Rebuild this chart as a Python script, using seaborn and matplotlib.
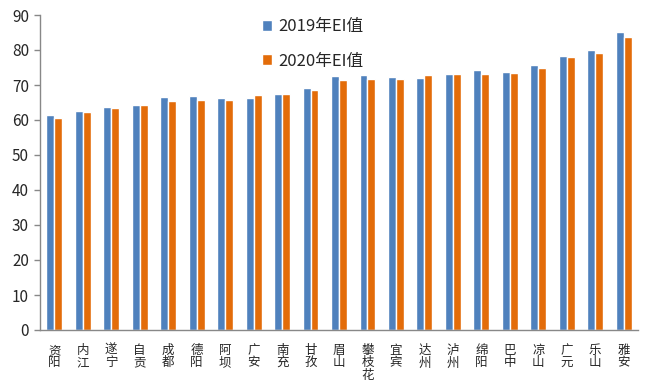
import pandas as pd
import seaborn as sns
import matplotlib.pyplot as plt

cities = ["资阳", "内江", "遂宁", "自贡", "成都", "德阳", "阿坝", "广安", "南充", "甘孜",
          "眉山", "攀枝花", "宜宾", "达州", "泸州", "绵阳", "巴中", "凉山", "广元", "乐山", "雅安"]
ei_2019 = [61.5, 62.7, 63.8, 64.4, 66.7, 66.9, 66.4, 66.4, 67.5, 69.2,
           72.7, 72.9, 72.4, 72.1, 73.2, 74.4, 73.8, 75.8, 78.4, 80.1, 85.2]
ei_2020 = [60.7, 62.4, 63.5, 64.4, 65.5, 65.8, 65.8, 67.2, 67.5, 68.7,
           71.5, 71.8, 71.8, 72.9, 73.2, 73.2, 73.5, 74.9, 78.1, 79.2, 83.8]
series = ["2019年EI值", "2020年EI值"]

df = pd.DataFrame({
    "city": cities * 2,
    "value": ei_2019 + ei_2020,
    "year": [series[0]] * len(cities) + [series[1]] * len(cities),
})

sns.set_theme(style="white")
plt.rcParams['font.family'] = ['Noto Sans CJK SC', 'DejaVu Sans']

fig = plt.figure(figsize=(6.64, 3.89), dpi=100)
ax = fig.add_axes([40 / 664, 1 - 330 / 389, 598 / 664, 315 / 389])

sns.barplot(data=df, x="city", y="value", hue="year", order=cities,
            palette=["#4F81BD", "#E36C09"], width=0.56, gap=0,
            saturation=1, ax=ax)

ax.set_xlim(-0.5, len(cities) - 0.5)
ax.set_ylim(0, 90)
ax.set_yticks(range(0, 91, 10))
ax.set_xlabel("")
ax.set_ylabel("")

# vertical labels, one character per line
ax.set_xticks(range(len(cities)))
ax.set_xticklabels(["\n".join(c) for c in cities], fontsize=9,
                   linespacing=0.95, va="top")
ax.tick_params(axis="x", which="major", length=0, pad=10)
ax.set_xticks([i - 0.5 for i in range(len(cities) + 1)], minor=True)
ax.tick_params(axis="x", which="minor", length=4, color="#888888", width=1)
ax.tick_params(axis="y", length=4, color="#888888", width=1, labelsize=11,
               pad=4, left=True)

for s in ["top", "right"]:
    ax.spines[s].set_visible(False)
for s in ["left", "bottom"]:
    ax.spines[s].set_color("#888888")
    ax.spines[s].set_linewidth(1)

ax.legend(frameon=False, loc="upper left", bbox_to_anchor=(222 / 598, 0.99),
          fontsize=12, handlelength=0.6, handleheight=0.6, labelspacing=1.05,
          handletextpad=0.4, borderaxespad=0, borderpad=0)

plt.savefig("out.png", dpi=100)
_ _ _ _ _
■ What the task asks ■
Extract the full listing above verbatim; pictures are to be left out of the copy.

■ Correct output ■
Rebuild this chart as a Python script, using seaborn and matplotlib.
import pandas as pd
import seaborn as sns
import matplotlib.pyplot as plt

cities = ["资阳", "内江", "遂宁", "自贡", "成都", "德阳", "阿坝", "广安", "南充", "甘孜",
          "眉山", "攀枝花", "宜宾", "达州", "泸州", "绵阳", "巴中", "凉山", "广元", "乐山", "雅安"]
ei_2019 = [61.5, 62.7, 63.8, 64.4, 66.7, 66.9, 66.4, 66.4, 67.5, 69.2,
           72.7, 72.9, 72.4, 72.1, 73.2, 74.4, 73.8, 75.8, 78.4, 80.1, 85.2]
ei_2020 = [60.7, 62.4, 63.5, 64.4, 65.5, 65.8, 65.8, 67.2, 67.5, 68.7,
           71.5, 71.8, 71.8, 72.9, 73.2, 73.2, 73.5, 74.9, 78.1, 79.2, 83.8]
series = ["2019年EI值", "2020年EI值"]

df = pd.DataFrame({
    "city": cities * 2,
    "value": ei_2019 + ei_2020,
    "year": [series[0]] * len(cities) + [series[1]] * len(cities),
})

sns.set_theme(style="white")
plt.rcParams['font.family'] = ['Noto Sans CJK SC', 'DejaVu Sans']

fig = plt.figure(figsize=(6.64, 3.89), dpi=100)
ax = fig.add_axes([40 / 664, 1 - 330 / 389, 598 / 664, 315 / 389])

sns.barplot(data=df, x="city", y="value", hue="year", order=cities,
            palette=["#4F81BD", "#E36C09"], width=0.56, gap=0,
            saturation=1, ax=ax)

ax.set_xlim(-0.5, len(cities) - 0.5)
ax.set_ylim(0, 90)
ax.set_yticks(range(0, 91, 10))
ax.set_xlabel("")
ax.set_ylabel("")

# vertical labels, one character per line
ax.set_xticks(range(len(cities)))
ax.set_xticklabels(["\n".join(c) for c in cities], fontsize=9,
                   linespacing=0.95, va="top")
ax.tick_params(axis="x", which="major", length=0, pad=10)
ax.set_xticks([i - 0.5 for i in range(len(cities) + 1)], minor=True)
ax.tick_params(axis="x", which="minor", length=4, color="#888888", width=1)
ax.tick_params(axis="y", length=4, color="#888888", width=1, labelsize=11,
               pad=4, left=True)

for s in ["top", "right"]:
    ax.spines[s].set_visible(False)
for s in ["left", "bottom"]:
    ax.spines[s].set_color("#888888")
    ax.spines[s].set_linewidth(1)

ax.legend(frameon=False, loc="upper left", bbox_to_anchor=(222 / 598, 0.99),
          fontsize=12, handlelength=0.6, handleheight=0.6, labelspacing=1.05,
          handletextpad=0.4, borderaxespad=0, borderpad=0)

plt.savefig("out.png", dpi=100)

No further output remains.